** Written exercise **
Read the listing below and copy out every line that holds "this".

[Plotting code records]
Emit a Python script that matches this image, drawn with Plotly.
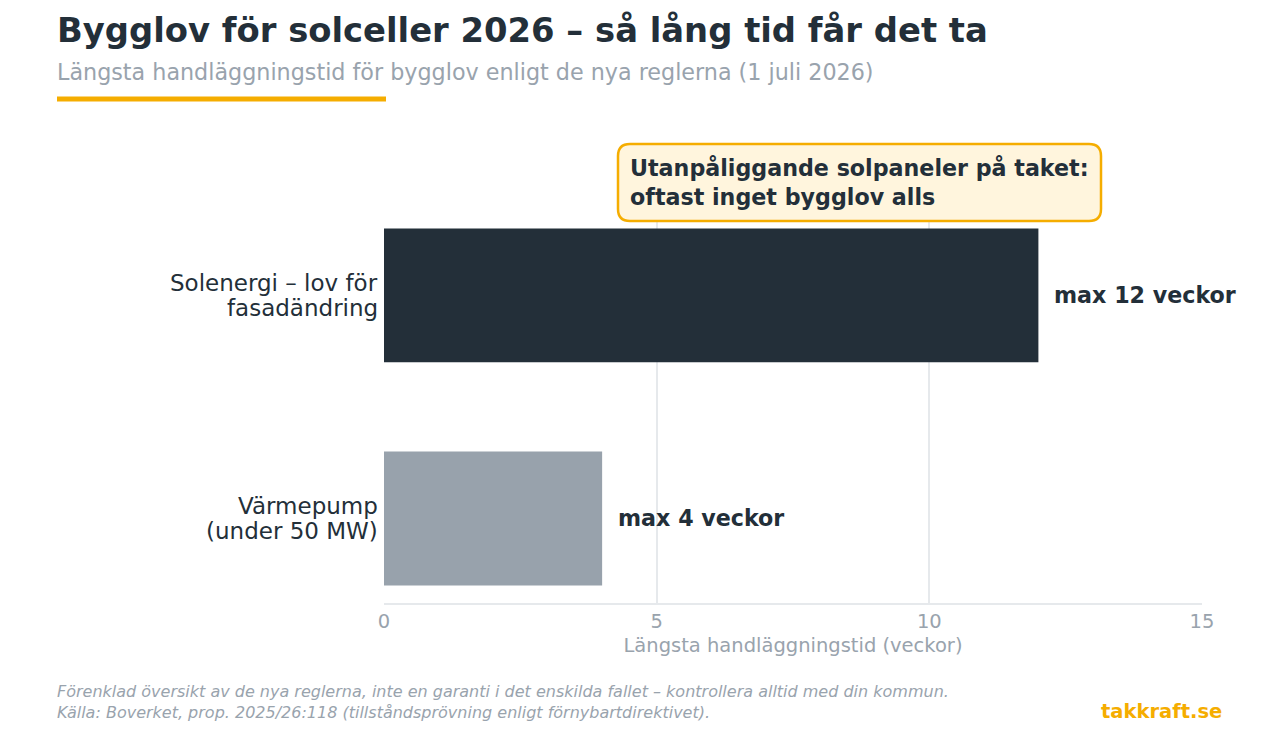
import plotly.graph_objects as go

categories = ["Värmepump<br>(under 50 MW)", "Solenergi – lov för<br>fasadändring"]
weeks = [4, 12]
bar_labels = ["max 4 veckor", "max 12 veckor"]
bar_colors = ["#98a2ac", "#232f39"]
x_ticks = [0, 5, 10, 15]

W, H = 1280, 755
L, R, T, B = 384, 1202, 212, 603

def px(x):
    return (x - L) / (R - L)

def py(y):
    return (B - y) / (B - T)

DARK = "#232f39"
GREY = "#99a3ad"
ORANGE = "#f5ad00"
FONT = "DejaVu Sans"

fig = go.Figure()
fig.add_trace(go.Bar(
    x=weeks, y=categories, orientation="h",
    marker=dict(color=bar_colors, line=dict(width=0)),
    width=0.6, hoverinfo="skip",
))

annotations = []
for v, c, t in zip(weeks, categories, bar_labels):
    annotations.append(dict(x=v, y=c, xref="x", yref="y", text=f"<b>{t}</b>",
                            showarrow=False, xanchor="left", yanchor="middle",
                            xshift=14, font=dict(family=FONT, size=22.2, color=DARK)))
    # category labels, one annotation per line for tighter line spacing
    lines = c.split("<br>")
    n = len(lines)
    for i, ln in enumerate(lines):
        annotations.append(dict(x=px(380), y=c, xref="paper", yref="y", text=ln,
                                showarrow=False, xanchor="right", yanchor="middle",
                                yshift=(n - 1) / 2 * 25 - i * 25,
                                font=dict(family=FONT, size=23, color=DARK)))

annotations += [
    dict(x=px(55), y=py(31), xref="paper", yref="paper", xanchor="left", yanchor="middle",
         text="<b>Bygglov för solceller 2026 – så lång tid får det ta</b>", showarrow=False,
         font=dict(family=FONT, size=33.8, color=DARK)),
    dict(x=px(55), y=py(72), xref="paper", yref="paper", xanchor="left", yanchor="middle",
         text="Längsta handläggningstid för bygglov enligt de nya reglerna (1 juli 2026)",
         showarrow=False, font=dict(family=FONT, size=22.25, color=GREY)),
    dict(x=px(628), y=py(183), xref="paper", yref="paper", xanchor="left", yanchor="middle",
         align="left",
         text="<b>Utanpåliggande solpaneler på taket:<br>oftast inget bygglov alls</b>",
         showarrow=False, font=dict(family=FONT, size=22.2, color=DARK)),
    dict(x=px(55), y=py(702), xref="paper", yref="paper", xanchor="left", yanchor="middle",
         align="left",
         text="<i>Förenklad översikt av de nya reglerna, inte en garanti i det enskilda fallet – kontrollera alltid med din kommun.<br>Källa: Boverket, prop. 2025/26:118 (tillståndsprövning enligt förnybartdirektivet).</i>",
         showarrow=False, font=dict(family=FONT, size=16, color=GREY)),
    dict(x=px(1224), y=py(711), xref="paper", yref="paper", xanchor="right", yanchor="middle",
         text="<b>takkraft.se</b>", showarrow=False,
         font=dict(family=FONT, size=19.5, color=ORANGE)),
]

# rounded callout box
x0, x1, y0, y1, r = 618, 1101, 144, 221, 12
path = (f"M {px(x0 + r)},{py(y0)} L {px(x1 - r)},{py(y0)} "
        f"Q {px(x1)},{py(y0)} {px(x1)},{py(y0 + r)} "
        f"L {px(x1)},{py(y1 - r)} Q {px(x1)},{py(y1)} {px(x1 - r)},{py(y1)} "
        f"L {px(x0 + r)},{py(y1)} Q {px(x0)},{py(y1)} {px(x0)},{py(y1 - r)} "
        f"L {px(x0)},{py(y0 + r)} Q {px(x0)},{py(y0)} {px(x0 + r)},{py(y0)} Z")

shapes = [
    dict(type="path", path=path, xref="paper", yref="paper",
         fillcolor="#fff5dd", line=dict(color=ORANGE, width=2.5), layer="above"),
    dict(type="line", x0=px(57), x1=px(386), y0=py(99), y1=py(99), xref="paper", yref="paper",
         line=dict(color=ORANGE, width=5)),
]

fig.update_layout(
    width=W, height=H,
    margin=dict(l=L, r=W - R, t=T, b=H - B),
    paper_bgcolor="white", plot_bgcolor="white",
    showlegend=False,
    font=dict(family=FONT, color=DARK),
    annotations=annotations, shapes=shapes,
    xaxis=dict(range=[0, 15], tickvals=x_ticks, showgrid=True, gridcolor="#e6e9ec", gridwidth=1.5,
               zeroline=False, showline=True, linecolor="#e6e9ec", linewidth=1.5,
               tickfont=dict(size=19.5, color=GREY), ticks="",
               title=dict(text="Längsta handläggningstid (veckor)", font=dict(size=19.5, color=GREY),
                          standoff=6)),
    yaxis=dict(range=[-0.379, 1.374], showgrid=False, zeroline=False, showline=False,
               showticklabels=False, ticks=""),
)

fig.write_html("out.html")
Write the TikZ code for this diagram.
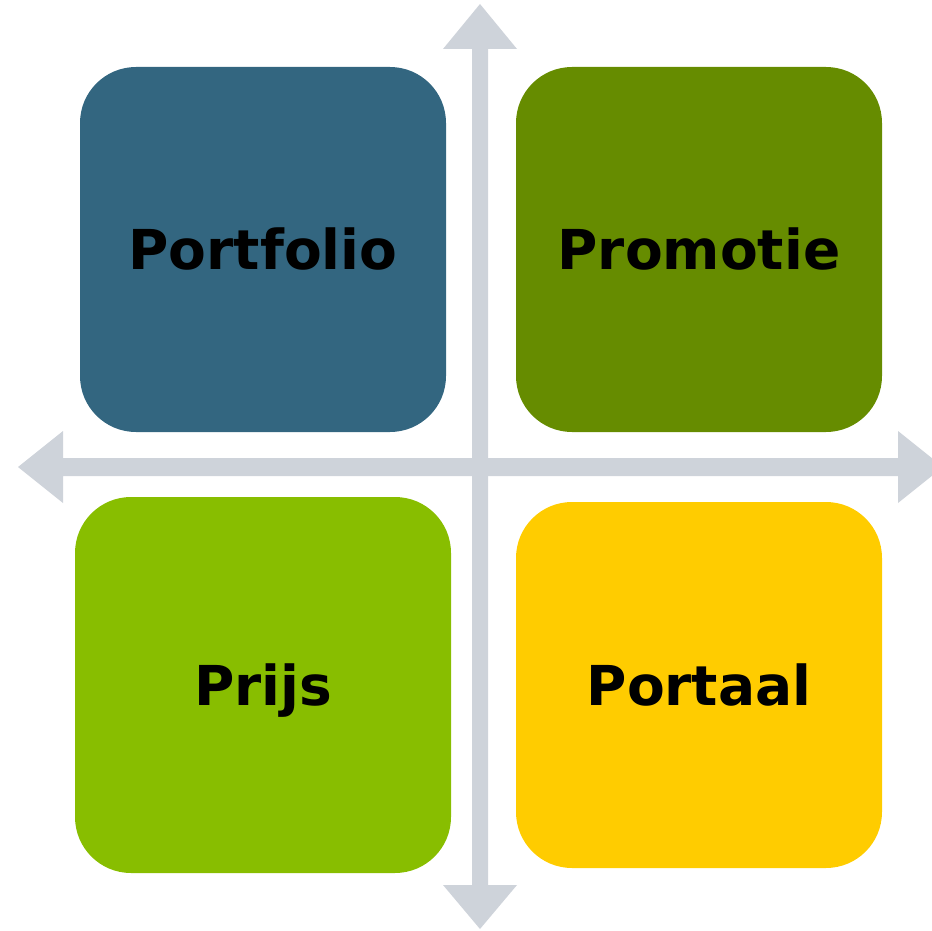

** The result **
Emit a Python script that matches this image, drawn with Plotly.
Write the TikZ code for this diagram.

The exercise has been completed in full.